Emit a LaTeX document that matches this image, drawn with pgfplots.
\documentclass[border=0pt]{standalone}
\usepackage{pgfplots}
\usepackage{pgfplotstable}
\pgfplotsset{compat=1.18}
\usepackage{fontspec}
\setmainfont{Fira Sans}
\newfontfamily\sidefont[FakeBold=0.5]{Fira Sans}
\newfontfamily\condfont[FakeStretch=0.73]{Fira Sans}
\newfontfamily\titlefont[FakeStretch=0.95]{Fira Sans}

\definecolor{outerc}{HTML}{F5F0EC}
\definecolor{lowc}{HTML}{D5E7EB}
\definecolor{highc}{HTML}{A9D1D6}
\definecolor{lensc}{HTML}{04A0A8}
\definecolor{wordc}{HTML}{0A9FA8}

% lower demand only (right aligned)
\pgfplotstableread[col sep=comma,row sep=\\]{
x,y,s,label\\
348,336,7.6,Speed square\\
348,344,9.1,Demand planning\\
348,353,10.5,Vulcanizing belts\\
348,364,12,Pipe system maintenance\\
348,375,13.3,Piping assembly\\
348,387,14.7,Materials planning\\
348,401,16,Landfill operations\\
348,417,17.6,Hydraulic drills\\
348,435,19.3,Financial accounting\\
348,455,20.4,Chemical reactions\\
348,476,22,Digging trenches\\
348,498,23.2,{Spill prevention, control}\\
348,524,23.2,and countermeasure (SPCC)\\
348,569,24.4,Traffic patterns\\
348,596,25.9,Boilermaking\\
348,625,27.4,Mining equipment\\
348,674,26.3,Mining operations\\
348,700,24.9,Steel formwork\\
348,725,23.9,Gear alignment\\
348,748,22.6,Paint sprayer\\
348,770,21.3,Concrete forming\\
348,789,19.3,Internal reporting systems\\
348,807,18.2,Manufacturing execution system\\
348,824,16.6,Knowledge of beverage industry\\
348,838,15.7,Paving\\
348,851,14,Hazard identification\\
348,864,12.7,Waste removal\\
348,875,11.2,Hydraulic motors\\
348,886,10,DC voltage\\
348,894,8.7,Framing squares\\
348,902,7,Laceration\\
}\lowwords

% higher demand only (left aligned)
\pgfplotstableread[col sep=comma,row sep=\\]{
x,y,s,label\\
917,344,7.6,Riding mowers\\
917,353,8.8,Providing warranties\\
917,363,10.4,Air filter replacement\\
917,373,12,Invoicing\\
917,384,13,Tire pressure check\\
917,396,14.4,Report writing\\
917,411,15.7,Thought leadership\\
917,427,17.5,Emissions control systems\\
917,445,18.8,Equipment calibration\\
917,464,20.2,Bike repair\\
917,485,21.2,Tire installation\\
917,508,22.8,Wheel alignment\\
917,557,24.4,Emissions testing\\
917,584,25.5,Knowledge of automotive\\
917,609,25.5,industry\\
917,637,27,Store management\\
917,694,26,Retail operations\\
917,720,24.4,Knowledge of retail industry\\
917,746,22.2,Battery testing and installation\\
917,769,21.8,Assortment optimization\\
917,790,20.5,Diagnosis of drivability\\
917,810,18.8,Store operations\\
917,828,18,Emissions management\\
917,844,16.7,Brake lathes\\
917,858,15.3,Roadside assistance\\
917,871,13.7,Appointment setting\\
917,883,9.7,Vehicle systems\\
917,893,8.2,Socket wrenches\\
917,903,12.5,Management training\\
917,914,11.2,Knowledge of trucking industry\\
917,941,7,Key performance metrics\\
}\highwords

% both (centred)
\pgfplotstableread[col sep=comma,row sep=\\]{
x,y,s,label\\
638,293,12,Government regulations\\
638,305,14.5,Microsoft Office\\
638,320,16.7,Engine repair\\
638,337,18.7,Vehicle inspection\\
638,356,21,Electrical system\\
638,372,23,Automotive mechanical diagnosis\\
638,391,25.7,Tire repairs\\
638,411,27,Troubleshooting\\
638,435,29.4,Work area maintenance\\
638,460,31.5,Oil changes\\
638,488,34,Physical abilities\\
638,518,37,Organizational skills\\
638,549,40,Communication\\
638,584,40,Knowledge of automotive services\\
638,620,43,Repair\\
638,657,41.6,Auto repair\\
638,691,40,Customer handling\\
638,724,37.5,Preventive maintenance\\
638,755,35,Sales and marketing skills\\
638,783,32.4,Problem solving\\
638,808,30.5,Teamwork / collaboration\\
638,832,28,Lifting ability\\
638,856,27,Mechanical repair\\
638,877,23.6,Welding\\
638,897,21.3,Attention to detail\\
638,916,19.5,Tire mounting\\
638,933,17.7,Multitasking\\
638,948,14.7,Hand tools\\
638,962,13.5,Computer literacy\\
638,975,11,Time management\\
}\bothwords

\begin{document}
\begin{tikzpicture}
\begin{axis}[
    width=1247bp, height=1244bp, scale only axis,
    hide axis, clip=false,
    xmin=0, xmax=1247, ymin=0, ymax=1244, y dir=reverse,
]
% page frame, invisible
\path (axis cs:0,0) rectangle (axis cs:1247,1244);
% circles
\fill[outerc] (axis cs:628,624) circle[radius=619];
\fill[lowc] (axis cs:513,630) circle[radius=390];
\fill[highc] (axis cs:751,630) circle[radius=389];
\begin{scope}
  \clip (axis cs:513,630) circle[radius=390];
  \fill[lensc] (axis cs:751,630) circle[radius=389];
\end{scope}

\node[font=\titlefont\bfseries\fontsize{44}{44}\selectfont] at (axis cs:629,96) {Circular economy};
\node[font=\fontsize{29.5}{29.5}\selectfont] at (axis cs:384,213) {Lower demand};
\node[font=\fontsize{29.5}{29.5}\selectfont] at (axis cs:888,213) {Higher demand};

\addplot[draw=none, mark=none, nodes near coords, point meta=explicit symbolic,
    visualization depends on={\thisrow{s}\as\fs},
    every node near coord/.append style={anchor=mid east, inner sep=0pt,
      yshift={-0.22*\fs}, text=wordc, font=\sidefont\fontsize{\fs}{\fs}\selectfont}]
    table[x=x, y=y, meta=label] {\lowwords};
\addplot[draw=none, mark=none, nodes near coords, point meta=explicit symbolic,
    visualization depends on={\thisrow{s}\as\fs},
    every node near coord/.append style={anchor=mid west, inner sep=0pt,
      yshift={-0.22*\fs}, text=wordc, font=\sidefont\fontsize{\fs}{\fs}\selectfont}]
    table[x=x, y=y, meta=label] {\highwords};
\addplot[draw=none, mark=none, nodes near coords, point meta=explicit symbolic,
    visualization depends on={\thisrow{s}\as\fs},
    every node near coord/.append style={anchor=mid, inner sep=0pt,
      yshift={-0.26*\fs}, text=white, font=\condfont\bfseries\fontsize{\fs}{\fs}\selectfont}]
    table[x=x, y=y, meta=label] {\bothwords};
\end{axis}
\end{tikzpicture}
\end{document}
+ + +
__EXERCISE DESCRIPTION__: Quote the material exactly, leaving nothing out.

__RESPONSE TO THIS TASK__:
Emit a LaTeX document that matches this image, drawn with pgfplots.
\documentclass[border=0pt]{standalone}
\usepackage{pgfplots}
\usepackage{pgfplotstable}
\pgfplotsset{compat=1.18}
\usepackage{fontspec}
\setmainfont{Fira Sans}
\newfontfamily\sidefont[FakeBold=0.5]{Fira Sans}
\newfontfamily\condfont[FakeStretch=0.73]{Fira Sans}
\newfontfamily\titlefont[FakeStretch=0.95]{Fira Sans}

\definecolor{outerc}{HTML}{F5F0EC}
\definecolor{lowc}{HTML}{D5E7EB}
\definecolor{highc}{HTML}{A9D1D6}
\definecolor{lensc}{HTML}{04A0A8}
\definecolor{wordc}{HTML}{0A9FA8}

% lower demand only (right aligned)
\pgfplotstableread[col sep=comma,row sep=\\]{
x,y,s,label\\
348,336,7.6,Speed square\\
348,344,9.1,Demand planning\\
348,353,10.5,Vulcanizing belts\\
348,364,12,Pipe system maintenance\\
348,375,13.3,Piping assembly\\
348,387,14.7,Materials planning\\
348,401,16,Landfill operations\\
348,417,17.6,Hydraulic drills\\
348,435,19.3,Financial accounting\\
348,455,20.4,Chemical reactions\\
348,476,22,Digging trenches\\
348,498,23.2,{Spill prevention, control}\\
348,524,23.2,and countermeasure (SPCC)\\
348,569,24.4,Traffic patterns\\
348,596,25.9,Boilermaking\\
348,625,27.4,Mining equipment\\
348,674,26.3,Mining operations\\
348,700,24.9,Steel formwork\\
348,725,23.9,Gear alignment\\
348,748,22.6,Paint sprayer\\
348,770,21.3,Concrete forming\\
348,789,19.3,Internal reporting systems\\
348,807,18.2,Manufacturing execution system\\
348,824,16.6,Knowledge of beverage industry\\
348,838,15.7,Paving\\
348,851,14,Hazard identification\\
348,864,12.7,Waste removal\\
348,875,11.2,Hydraulic motors\\
348,886,10,DC voltage\\
348,894,8.7,Framing squares\\
348,902,7,Laceration\\
}\lowwords

% higher demand only (left aligned)
\pgfplotstableread[col sep=comma,row sep=\\]{
x,y,s,label\\
917,344,7.6,Riding mowers\\
917,353,8.8,Providing warranties\\
917,363,10.4,Air filter replacement\\
917,373,12,Invoicing\\
917,384,13,Tire pressure check\\
917,396,14.4,Report writing\\
917,411,15.7,Thought leadership\\
917,427,17.5,Emissions control systems\\
917,445,18.8,Equipment calibration\\
917,464,20.2,Bike repair\\
917,485,21.2,Tire installation\\
917,508,22.8,Wheel alignment\\
917,557,24.4,Emissions testing\\
917,584,25.5,Knowledge of automotive\\
917,609,25.5,industry\\
917,637,27,Store management\\
917,694,26,Retail operations\\
917,720,24.4,Knowledge of retail industry\\
917,746,22.2,Battery testing and installation\\
917,769,21.8,Assortment optimization\\
917,790,20.5,Diagnosis of drivability\\
917,810,18.8,Store operations\\
917,828,18,Emissions management\\
917,844,16.7,Brake lathes\\
917,858,15.3,Roadside assistance\\
917,871,13.7,Appointment setting\\
917,883,9.7,Vehicle systems\\
917,893,8.2,Socket wrenches\\
917,903,12.5,Management training\\
917,914,11.2,Knowledge of trucking industry\\
917,941,7,Key performance metrics\\
}\highwords

% both (centred)
\pgfplotstableread[col sep=comma,row sep=\\]{
x,y,s,label\\
638,293,12,Government regulations\\
638,305,14.5,Microsoft Office\\
638,320,16.7,Engine repair\\
638,337,18.7,Vehicle inspection\\
638,356,21,Electrical system\\
638,372,23,Automotive mechanical diagnosis\\
638,391,25.7,Tire repairs\\
638,411,27,Troubleshooting\\
638,435,29.4,Work area maintenance\\
638,460,31.5,Oil changes\\
638,488,34,Physical abilities\\
638,518,37,Organizational skills\\
638,549,40,Communication\\
638,584,40,Knowledge of automotive services\\
638,620,43,Repair\\
638,657,41.6,Auto repair\\
638,691,40,Customer handling\\
638,724,37.5,Preventive maintenance\\
638,755,35,Sales and marketing skills\\
638,783,32.4,Problem solving\\
638,808,30.5,Teamwork / collaboration\\
638,832,28,Lifting ability\\
638,856,27,Mechanical repair\\
638,877,23.6,Welding\\
638,897,21.3,Attention to detail\\
638,916,19.5,Tire mounting\\
638,933,17.7,Multitasking\\
638,948,14.7,Hand tools\\
638,962,13.5,Computer literacy\\
638,975,11,Time management\\
}\bothwords

\begin{document}
\begin{tikzpicture}
\begin{axis}[
    width=1247bp, height=1244bp, scale only axis,
    hide axis, clip=false,
    xmin=0, xmax=1247, ymin=0, ymax=1244, y dir=reverse,
]
% page frame, invisible
\path (axis cs:0,0) rectangle (axis cs:1247,1244);
% circles
\fill[outerc] (axis cs:628,624) circle[radius=619];
\fill[lowc] (axis cs:513,630) circle[radius=390];
\fill[highc] (axis cs:751,630) circle[radius=389];
\begin{scope}
  \clip (axis cs:513,630) circle[radius=390];
  \fill[lensc] (axis cs:751,630) circle[radius=389];
\end{scope}

\node[font=\titlefont\bfseries\fontsize{44}{44}\selectfont] at (axis cs:629,96) {Circular economy};
\node[font=\fontsize{29.5}{29.5}\selectfont] at (axis cs:384,213) {Lower demand};
\node[font=\fontsize{29.5}{29.5}\selectfont] at (axis cs:888,213) {Higher demand};

\addplot[draw=none, mark=none, nodes near coords, point meta=explicit symbolic,
    visualization depends on={\thisrow{s}\as\fs},
    every node near coord/.append style={anchor=mid east, inner sep=0pt,
      yshift={-0.22*\fs}, text=wordc, font=\sidefont\fontsize{\fs}{\fs}\selectfont}]
    table[x=x, y=y, meta=label] {\lowwords};
\addplot[draw=none, mark=none, nodes near coords, point meta=explicit symbolic,
    visualization depends on={\thisrow{s}\as\fs},
    every node near coord/.append style={anchor=mid west, inner sep=0pt,
      yshift={-0.22*\fs}, text=wordc, font=\sidefont\fontsize{\fs}{\fs}\selectfont}]
    table[x=x, y=y, meta=label] {\highwords};
\addplot[draw=none, mark=none, nodes near coords, point meta=explicit symbolic,
    visualization depends on={\thisrow{s}\as\fs},
    every node near coord/.append style={anchor=mid, inner sep=0pt,
      yshift={-0.26*\fs}, text=white, font=\condfont\bfseries\fontsize{\fs}{\fs}\selectfont}]
    table[x=x, y=y, meta=label] {\bothwords};
\end{axis}
\end{tikzpicture}
\end{document}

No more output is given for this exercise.